When the school bell tolls for the final time this academic year at Colne Park Primary School and the children leave the school gates for the last time before summer, PE teacher Jack Higgins will be remiss not to look around and take stock of his somewhat meteoric rise.
The 24-year-old from Burnley recently signed a two year contract with Vanarama National League side York City Football Club, prompting the imposingly-statured 6ft 3in. centre back to leave his job in Colne to fulfill what is for millions of children an utter dream: becoming a professional footballer.
Tirelessly hard-working and dedicated to a tee, Jack has dexterously juggled a full-time job with studying for a degree in Sports Coaching at the University of Central Lancashire’s Burnley campus, while also moulding his fledgling sporting career.

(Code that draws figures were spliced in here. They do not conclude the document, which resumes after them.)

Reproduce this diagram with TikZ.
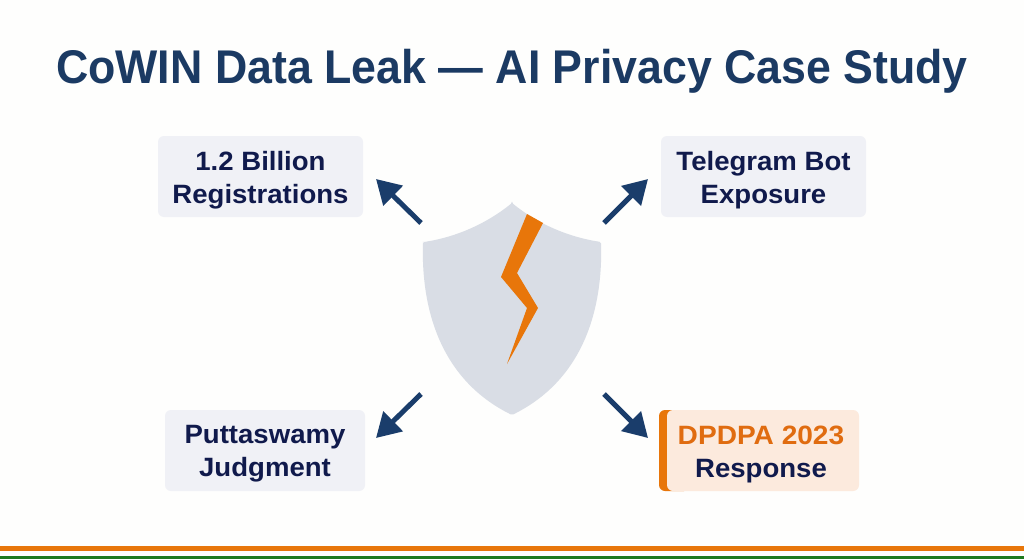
\documentclass[tikz,border=0pt]{standalone}
\usepackage{fontspec}
\setmainfont{Liberation Sans}[BoldFont=Liberation Sans Bold]
\newfontfamily\titlefont[FakeStretch=0.945]{Liberation Sans Bold}
\newfontfamily\boxfont[FakeStretch=1.04]{Liberation Sans Bold}
\newfontfamily\dpfont[FakeStretch=1.06]{Liberation Sans Bold}
\usetikzlibrary{arrows.meta}
\definecolor{titleblue}{HTML}{1B3A63}
\definecolor{inkblue}{HTML}{101A4C}
\definecolor{boxgrey}{HTML}{F0F1F6}
\definecolor{shieldgrey}{HTML}{D9DDE5}
\definecolor{crackorange}{HTML}{E8760A}
\definecolor{dporange}{HTML}{E06C10}
\definecolor{peach}{HTML}{FCEADD}
\definecolor{arrowblue}{HTML}{1A3D6B}
\definecolor{flaggreen}{HTML}{1E7A1E}
\definecolor{paper}{HTML}{FEFEFD}
\tikzset{
  x=1pt,y=-1pt,
  infobox/.style={fill=boxgrey,rounded corners=6pt,inner sep=0pt,minimum width=#1,minimum height=81pt,
    text=inkblue},
  boxtext/.style={inner sep=0pt,align=center,text=inkblue,font=\fontsize{26.5}{33}\selectfont\boxfont},
  pointer/.style={draw=arrowblue,line width=5pt,-{Triangle[length=24pt,width=27pt]}}
}
\begin{document}
\begin{tikzpicture}
\useasboundingbox (0,0) rectangle (1024,559);
\fill[paper] (0,0) rectangle (1024,559);
\node[text=titleblue,font=\fontsize{47.3}{50}\selectfont\titlefont,inner sep=0pt,anchor=base] (title) at (512,83.5) {CoWIN Data Leak — AI Privacy Case Study};
\node[infobox=205pt] (regbox) at (260.5,176.5) {};
\node[boxtext] (reg) at (260.5,180) {1.2 Billion\\Registrations};
\node[infobox=205pt] (telebox) at (763.5,176.5) {};
\node[boxtext] (tele) at (763.5,180) {Telegram Bot\\Exposure};
\node[infobox=200pt] (puttbox) at (265,450.5) {};
\node[boxtext] (putt) at (265,454) {Puttaswamy\\Judgment};
\fill[crackorange,rounded corners=6pt] (659,410) rectangle (690,491);
\fill[peach,rounded corners=6pt] (667,410) rectangle (859,491);
\node[boxtext] (dpdpa) at (761,454) {{\dpfont\textcolor{dporange}{DPDPA 2023}}\\Response};
\fill[shieldgrey,rounded corners=1.5pt] (512,203) .. controls (486,224) and (456,237) .. (424,242)
  -- (423,242) .. controls (421,310) and (441,380) .. (512,415)
  .. controls (583,380) and (603,310) .. (601,242) .. controls (568,237) and (538,224) .. (512,203) -- cycle;
\fill[crackorange] (527,214) -- (543,223) -- (517,273) -- (538,308) -- (507,364) -- (527,308) -- (501,277) -- cycle;
\coordinate (tl) at (421,223); \coordinate (tlh) at (376,179);
\coordinate (tr) at (604,223); \coordinate (trh) at (648,179);
\coordinate (bl) at (421,394); \coordinate (blh) at (376,438);
\coordinate (br) at (604,394); \coordinate (brh) at (648,438);
\draw[pointer] (tl) -- (tlh);
\draw[pointer] (tr) -- (trh);
\draw[pointer] (bl) -- (blh);
\draw[pointer] (br) -- (brh);
\fill[crackorange] (0,545.5) rectangle (1024,550.5);
\fill[flaggreen] (0,555.5) rectangle (1024,559);
\end{tikzpicture}
\end{document}
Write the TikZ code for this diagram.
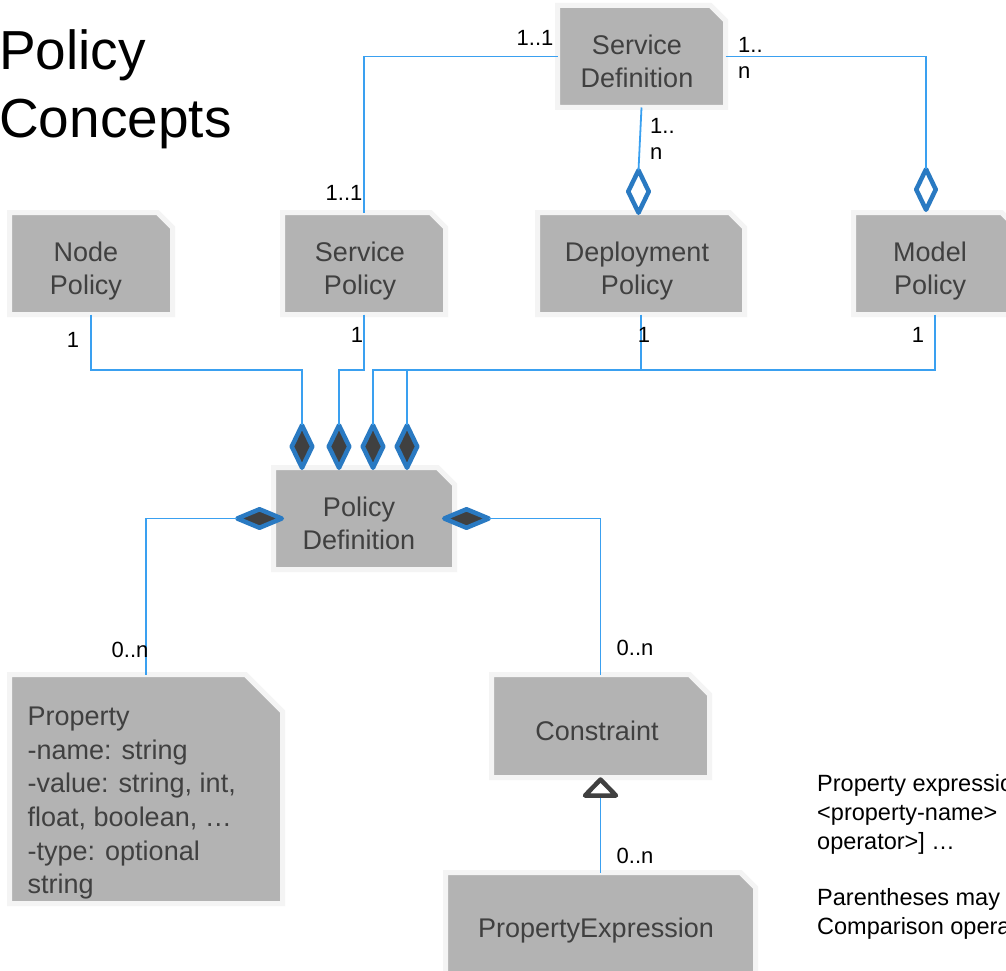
\documentclass[tikz,border=0pt]{standalone}
\usepackage{fontspec}
\setmainfont{Liberation Sans}
\usetikzlibrary{shapes.geometric}

\definecolor{boxgray}{HTML}{B3B3B3}
\definecolor{halo}{HTML}{F4F4F4}
\definecolor{boxtext}{HTML}{404040}
\definecolor{wire}{HTML}{3AA0F0}
\definecolor{rim}{HTML}{2A7AC2}
\definecolor{ink}{HTML}{404040}

\tikzset{
  boxframe/.style={rectangle, draw=none, inner sep=0pt, outer sep=0pt},
  boxfill/.style={fill=boxgray, draw=halo, line width=5pt, line join=miter},
  boxlabel/.style={text=boxtext, font=\fontsize{27}{33.6}\selectfont, align=center, inner sep=0pt},
  mult/.style={text=black, font=\fontsize{22}{26}\selectfont, inner sep=0pt},
  note/.style={text=black, font=\fontsize{23.5}{29}\selectfont, align=left, anchor=north west, inner sep=0pt},
  heading/.style={text=black, font=\fontsize{55}{66}\selectfont, anchor=base west, inner sep=0pt},
  conn/.style={draw=wire, line width=1.8pt},
  comp/.style={diamond, draw=rim, fill=ink, line width=4.5pt, line join=round, inner sep=0pt, outer sep=0pt},
  aggr/.style={comp, fill=white},
  gentri/.style={draw=ink, fill=white, line width=4.5pt, line join=round},
}

% class box with a cut top-right corner: name, centre x, centre y, width, height, corner cut
\newcommand\umlbox[6]{%
  \node[boxframe, minimum width=#4pt+5pt, minimum height=#5pt+5pt] (#1) at (#2,#3) {};
  \filldraw[boxfill] (#1.south west) -- (#1.north west) -- ([xshift=-#6pt]#1.north east)
    -- ([yshift=-#6pt]#1.north east) -- (#1.south east) -- cycle;
}

\begin{document}
\begin{tikzpicture}[x=1pt,y=-1pt]
\fill[white] (0,0) rectangle (1006,971);
\useasboundingbox (0,0) rectangle (1006,971);

% title
\node[heading] (title1) at (-1,70) {Policy};
\node[heading] (title2) at (-1,137) {Concepts};

% boxes
\umlbox{sd}{641.5}{56.5}{163}{97}{15}
\umlbox{np}{91}{263.5}{158}{97}{15}
\umlbox{sp}{364}{263.5}{158}{97}{15}
\umlbox{dp}{641}{263.5}{202}{97}{15}
\umlbox{mp}{935}{263.5}{158}{97}{15}
\umlbox{pd}{364}{518.5}{176}{97}{17}
\umlbox{prop}{146}{789}{268}{224}{37}
\umlbox{con}{600.5}{726}{213}{98}{20}
\umlbox{pe}{600.5}{923.5}{305}{97}{15}

\node[boxlabel] (sd-t) at (637,61.5) {Service\\Definition};
\node[boxlabel] (np-t) at (86,271) {Node\\Policy};
\node[boxlabel] (sp-t) at (360,271) {Service\\Policy};
\node[boxlabel] (dp-t) at (637,271) {Deployment\\Policy};
\node[boxlabel] (mp-t) at (930,271) {Model\\Policy};
\node[boxlabel] (pd-t) at (359,523.5) {Policy\\Definition};
\node[boxlabel, align=left, anchor=north west] (prop-t) at (27.5,707)
  {Property\\-name: string\\-value: string, int,\\float, boolean, …\\-type: optional\\string};
\node[boxlabel] (con-t) at (597,731) {Constraint};
\node[boxlabel] (pe-t) at (596,931) {PropertyExpression};

% diamond ends
\node[comp, minimum width=20.5pt, minimum height=42.5pt] (c1) at (302,446.5) {};
\node[comp, minimum width=20.5pt, minimum height=42.5pt] (c2) at (339,446.5) {};
\node[comp, minimum width=20.5pt, minimum height=42.5pt] (c3) at (373,446.5) {};
\node[comp, minimum width=20.5pt, minimum height=42.5pt] (c4) at (407,446.5) {};
\node[comp, minimum width=44.5pt, minimum height=18.5pt] (cl) at (259.5,518.5) {};
\node[comp, minimum width=44.5pt, minimum height=18.5pt] (cr) at (466.5,518.5) {};
\node[aggr, minimum width=19.5pt, minimum height=40.5pt] (am) at (926,189.5) {};
\node[aggr, minimum width=20.5pt, minimum height=42.5pt] (ad) at (638.5,191.5) {};

% connectors
\coordinate (bus) at (0,370);
\draw[conn] (sd.west) -| (sp.north);
\draw[conn] (sd.east) -| (am.north);
\draw[conn] (sd.south) -- (ad.north);
\draw[conn] (np.south) |- (bus -| c1.north) -- (c1.north);
\draw[conn] (sp.south) |- (bus -| c2.north) -- (c2.north);
\draw[conn] (dp.south) |- (bus -| c3.north) -- (c3.north);
\draw[conn] (mp.south) |- (bus -| c4.north) -- (c4.north);
\draw[conn] (cl.west) -| (prop.north);
\draw[conn] (cr.east) -| (con.north);

% generalisation: open triangle under Constraint
\coordinate (trib) at ([yshift=-18pt]con.south);
\draw[conn] (pe.north) -- (trib);
\draw[gentri] ([yshift=-2pt]con.south) -- ([xshift=15.5pt]trib) -- ([xshift=-15.5pt]trib) -- cycle;

% multiplicities
\node[mult] (m1) at (535,38) {1..1};
\node[mult] (m2) at (344,193) {1..1};
\node[mult, align=left, anchor=north west] (m3) at (738,37) {1..\\n};
\node[mult, align=left, anchor=north west] (m4) at (650,118) {1..\\n};
\node[mult] (m5) at (73,340) {1};
\node[mult] (m6) at (357,335) {1};
\node[mult] (m7) at (644,335) {1};
\node[mult] (m8) at (918,335) {1};
\node[mult] (m9) at (130,650) {0..n};
\node[mult] (m10) at (635,648) {0..n};
\node[mult] (m11) at (635,856) {0..n};

% notes
\node[note] (n1) at (817,774) {Property expressio\\<property-name>\\operator>] …};
\node[note] (n2) at (817,888) {Parentheses may\\Comparison opera};
\end{tikzpicture}
\end{document}
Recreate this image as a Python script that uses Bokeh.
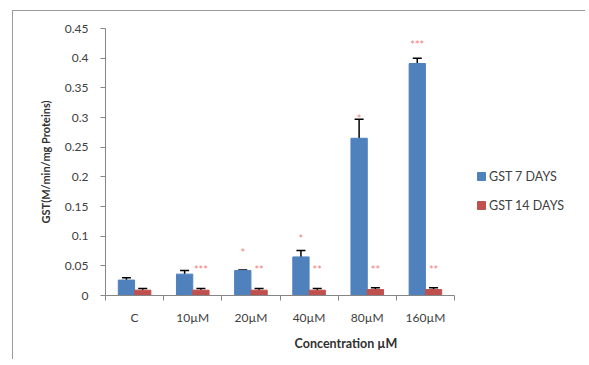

“I’ve grafted,” said the self-proclaimed old-school centre-half. “I played semi-pro while working for five or six years, so as much of a surprise as it [signing professionally] was at the time, I think I’ve expected it in a way as well.
“I’m really looking forward to being classed as a professional footballer now and not having to get up at six in the morning, work eight or nine hours before a game on a Tuesday night.
“It’s [semi-professional football] not as glamorous as people think. That’s the most important message I can give: if you’ve not progressed at an academy, if you’ve been released and find yourself at a non-league club like Nelson, Colne, Clitheroe, Padiham, just never give up.”
In spite of manager Jackie McNamara’s best efforts, The Minstermen were relegated from League Two last season, having accrued just 34 points from 46 games which saw them rooted to the foot of the fourth division of English football.
But Jack, who was named the 2015 Northern Premier League Premier Division Defender of the Year with Ashton United, is unequivocal in his determination to see his new team back in the Football League.
“I want to win promotion this year,” he said. “I want to be a Football League player. Best-case, in two years time, I could be a League One player.
“I’m not going there to sit on the bench. I’ve got the number five shirt, You don’t learn any thing from sitting on the bench. Playing for York, I’m going to be playing for a team that everybody wants to beat.”
The future bodes well for Jack, who has completed two triathlons in the past two years - one for Cancer Research UK, and the other in memory of his mother, Lynn, who died earlier this year - and who is certainly one for taking advice on board.
When at Ashton, his manager told him he needed to add goals to his game. Last season, the grizzled centre-half was top scorer at Stalybridge, the club at which Paul Scholes’ children play, with 13 goals in 50 games.
But, despite such Steve Bruce-esque statistics, Jack is first and foremost a defender.
“I’m not someone who’s going to dribble out with the ball like a John Stones type,” he said. “I’m much more of the John Terry ilk. I have always been a leader - I’ve captained most of the teams I’ve played for.”
Salford City, the club of which Scholes is a part-owner, have registered interest in Jack in the past, given that at the heart of the defender’s game is a core of steely dedication to his trade.
“You’ve just got to keep doing things right off the pitch,” he said.
“There’s a big problem around Burnley - a lot of lads I know will go out on a Friday night when they’ve got a game on the Saturday. I’ve never done that.”
And such application has rubbed off into his work at Colne Park Primary School.
Jack has enjoyed his time there massively, but with a career in the game he loves beckoning, one has to forgive him a pause and a wry smile when asked whether he’ll miss teaching.